The XT10 has a 48 inch (1,200mm) focal length (1200mm FL divided by 254mm Aperture = f4.7 focal ratio) which helps to keep the telescope manageable and portable, and yet it will still provide good high as well as low magnification observing.
The XT10 is one of the most popular Dobsonian Reflectors among those who want a manageable telescope with the light gathering and fields of view potential for observing many of the most popular deep sky objects. With about 920x the light gathering power of the unaided eye, the XT10 telescope provides an increase of about 1.55x better than the light gathering power of the 8" Dobsonian models.
Bear in mind that the XT10 is a big telescope for big celestial appetites! Before you buy a telescope such as this, consider carefully its overall size and weight before you buy. I am fairly strong, and even though the base has a substantial carrying handle, I find the XT10 heavy and unwieldy to carry as one unit, and you run the risk of the tube tipping in the altitude mount unless you secure it beforehand.
I much prefer to release the tube from the base, and carry the two parts separately.

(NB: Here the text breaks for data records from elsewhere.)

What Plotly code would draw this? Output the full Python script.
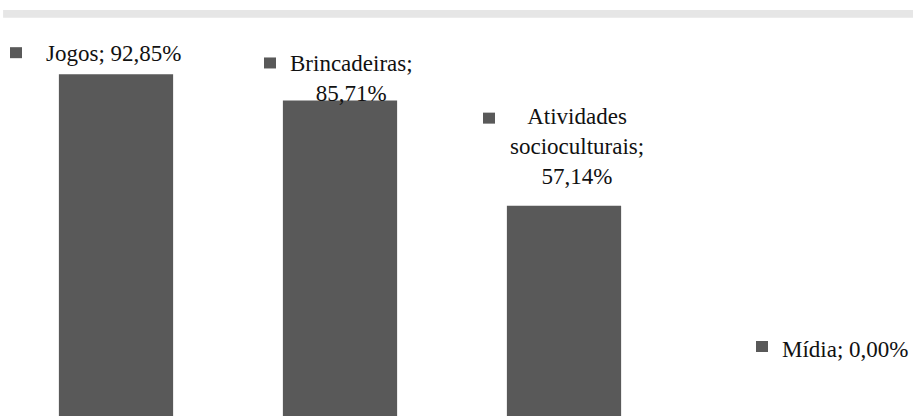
import plotly.graph_objects as go

categories = ["Jogos", "Brincadeiras", "Atividades socioculturais", "Mídia"]
values = [92.85, 85.71, 57.14, 0.00]
value_labels = ["92,85%", "85,71%", "57,14%", "0,00%"]
label_texts = [
    "Jogos; 92,85%",
    "Brincadeiras;<br>85,71%",
    "Atividades<br>socioculturais;<br>57,14%",
    "Mídia; 0,00%",
]

BAR = "#595959"
TXT = "#111111"
FONT = "'Liberation Serif', 'Times New Roman', 'DejaVu Serif', serif"

# label offsets (pixels) relative to bar centre / bar top
text_dx = [-3, 11, 13, 57]
text_dy = [6, -8, 15, 52]
key_dx = [-106, -76, -81, -32]
key_dy = [16, 32, 82, 64]

fig = go.Figure()
fig.add_trace(go.Bar(
    x=categories, y=values, marker=dict(color=BAR, line=dict(width=0)),
    width=0.51, hoverinfo="skip", showlegend=False,
))

annotations = []
shapes = []
for i, c in enumerate(categories):
    annotations.append(dict(
        x=c, y=values[i], xref="x", yref="y", text=label_texts[i],
        showarrow=False, xanchor="center", yanchor="bottom",
        xshift=text_dx[i], yshift=text_dy[i], align="center",
        font=dict(family=FONT, size=23, color=TXT),
    ))
    shapes.append(dict(
        type="rect", xref="x", yref="y", xsizemode="pixel", ysizemode="pixel",
        xanchor=c, yanchor=values[i],
        x0=key_dx[i], x1=key_dx[i] + 12, y0=key_dy[i], y1=key_dy[i] + 11,
        fillcolor=BAR, line=dict(width=0),
    ))

# light grey band at the top
shapes.append(dict(type="rect", xref="paper", yref="paper", x0=-0.001, x1=1.02,
                   y0=1 - 17.7 / 416, y1=1 - 10 / 416, fillcolor="#e6e6e6",
                   line=dict(width=0), layer="below"))

fig.update_layout(
    width=913, height=416,
    margin=dict(l=4, r=13, t=0, b=0),
    paper_bgcolor="white", plot_bgcolor="white",
    bargap=0.49,
    font=dict(family=FONT),
    xaxis=dict(type="category", categoryorder="array", categoryarray=categories,
               range=[-0.5, 3.5], showticklabels=False, showgrid=False,
               zeroline=False, showline=False, ticks=""),
    yaxis=dict(range=[0, 113], showticklabels=False, showgrid=False,
               zeroline=False, showline=False, ticks=""),
    annotations=annotations, shapes=shapes,
)

fig.write_html("out.html")
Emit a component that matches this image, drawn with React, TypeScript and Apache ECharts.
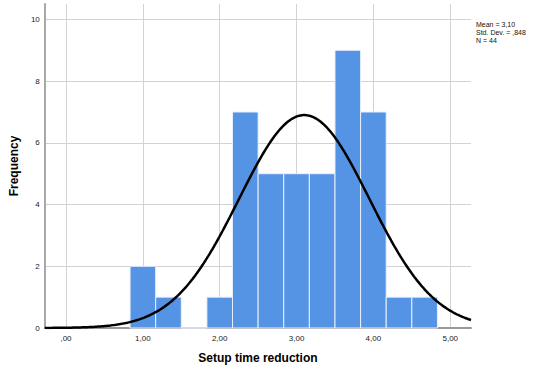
import React, { useEffect, useRef } from "react";
import * as echarts from "echarts";

// Histogram bins (left edges) and counts
const BIN_WIDTH = 1 / 3;
const BIN_STARTS = [5 / 6, 7 / 6, 9 / 6, 11 / 6, 13 / 6, 15 / 6, 17 / 6, 19 / 6, 21 / 6, 23 / 6, 25 / 6, 27 / 6];
const COUNTS = [2, 1, 0, 1, 7, 5, 5, 5, 9, 7, 1, 1];

// Descriptive statistics shown in the legend
const MEAN = 3.1;
const SD = 0.848;
const N = 44;
const STATS_LINES = ["Mean = 3,10", "Std. Dev. = ,848", "N = 44"];

const X_MIN = -0.276;
const X_MAX = 5.27;
const Y_MAX = 10.5;

const FONT = "Liberation Sans, Arial, sans-serif";

function normalCurve(): number[][] {
  const pts: number[][] = [];
  const steps = 300;
  for (let i = 0; i <= steps; i++) {
    const x = X_MIN + ((X_MAX - X_MIN) * i) / steps;
    const z = (x - MEAN) / SD;
    const y = (N * BIN_WIDTH) / (SD * Math.sqrt(2 * Math.PI)) * Math.exp(-0.5 * z * z);
    pts.push([x, y]);
  }
  return pts;
}

export default function App() {
  const ref = useRef<HTMLDivElement>(null);
  useEffect(() => {
    if (!ref.current) return;
    const chart = echarts.init(ref.current, undefined, { renderer: "svg" });
    const barData = BIN_STARTS.map((s, i) => [s, s + BIN_WIDTH, COUNTS[i]]);
    chart.setOption({
      animation: false,
      backgroundColor: "#ffffff",
      grid: { left: 42, right: 64, top: 4, bottom: 44, containLabel: false },
      xAxis: {
        type: "value",
        min: X_MIN,
        max: X_MAX,
        splitNumber: 6,
        name: "Setup time reduction",
        nameLocation: "middle",
        nameGap: 24,
        nameTextStyle: { fontFamily: FONT, fontSize: 12, fontWeight: "bold", color: "#000" },
        axisLine: { show: true, onZero: false, lineStyle: { color: "#999", width: 2 } },
        axisTick: { show: false },
        axisLabel: {
          showMinLabel: false,
          showMaxLabel: false,
          margin: 6,
          fontFamily: FONT,
          fontSize: 8,
          color: "#222",
          formatter: (v: number) => v.toFixed(2).replace(/^0/, "").replace(".", ","),
        },
        splitLine: { show: true, showMinLine: false, showMaxLine: false, lineStyle: { color: "#d2d2d2", width: 1 } },
      },
      yAxis: {
        type: "value",
        min: 0,
        max: Y_MAX,
        interval: 2,
        name: "Frequency",
        nameLocation: "middle",
        nameGap: 20,
        nameTextStyle: { fontFamily: FONT, fontSize: 12, fontWeight: "bold", color: "#000" },
        axisLine: { show: true, onZero: false, lineStyle: { color: "#a8a8a8", width: 2 } },
        axisTick: { show: false },
        axisLabel: { showMaxLabel: false, margin: 5, fontFamily: FONT, fontSize: 8, color: "#222" },
        splitLine: { show: true, showMinLine: false, showMaxLine: false, lineStyle: { color: "#d2d2d2", width: 1 } },
      },
      graphic: [
        {
          type: "text",
          left: 476,
          top: 20,
          style: {
            text: STATS_LINES.join("\n"),
            fontFamily: FONT,
            fontSize: 7,
            lineHeight: 8,
            fill: "#111",
          },
        },
      ],
      series: [
        {
          type: "custom",
          data: barData,
          encode: { x: [0, 1], y: 2 },
          renderItem: (params: any, api: any) => {
            const p0 = api.coord([api.value(0), 0]);
            const p1 = api.coord([api.value(1), api.value(2)]);
            return {
              type: "rect",
              shape: { x: p0[0], y: p1[1], width: p1[0] - p0[0], height: p0[1] - p1[1] },
              style: { fill: "#5594e4", stroke: "#e8f0fb", lineWidth: 1 },
            };
          },
          z: 2,
        },
        {
          type: "line",
          data: normalCurve(),
          showSymbol: false,
          smooth: false,
          lineStyle: { color: "#000", width: 2.5 },
          z: 3,
        },
      ],
    });
    return () => chart.dispose();
  }, []);
  return (
    <div
      ref={ref}
      style={{ position: "fixed", left: 0, top: 0, width: 535, height: 372, background: "#fff" }}
    />
  );
}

Independently they are lighter and far more manageable, and I feel safer doing it this way.
When transporting the scope to a dark-sky location, I put the dob base into the boot of my 4x4, and lay the tube across the back seat with the seat belts wrapped around it (the tube is almost 48 inches end to end, and 12 inches outside diameter).
If you plan taking the XT10 to a dark site, I recommend somewhere that you can get your vehicle close to the actual observation site, so that with planning and a backpack you only need two trips from and to the car.
For deep-sky objects the greater the aperture the better.
This is the main reason why you should not buy a cheap telescope basing your buying decision upon the fact the scope is capable of 750x magnification, yet only has an aperture of 2 to 4 inches.
High magnification has its place of course, but with mags above about 250x the quality of the view is greatly dependent on the "seeing", even in expensive professional quality scopes (I'll explain seeing in just a moment).
The rule of thumb for practical magnification is no more than 50x per Inch (25mm) of aperture. So a 10inch diameter mirror should in theory be capable of up to 500x. Hopefully you will start to appreciate that a budget scope with low quality optics and a 3 inch aperture will only really be good for 150x magnification - not the 750x it might advertise on the box!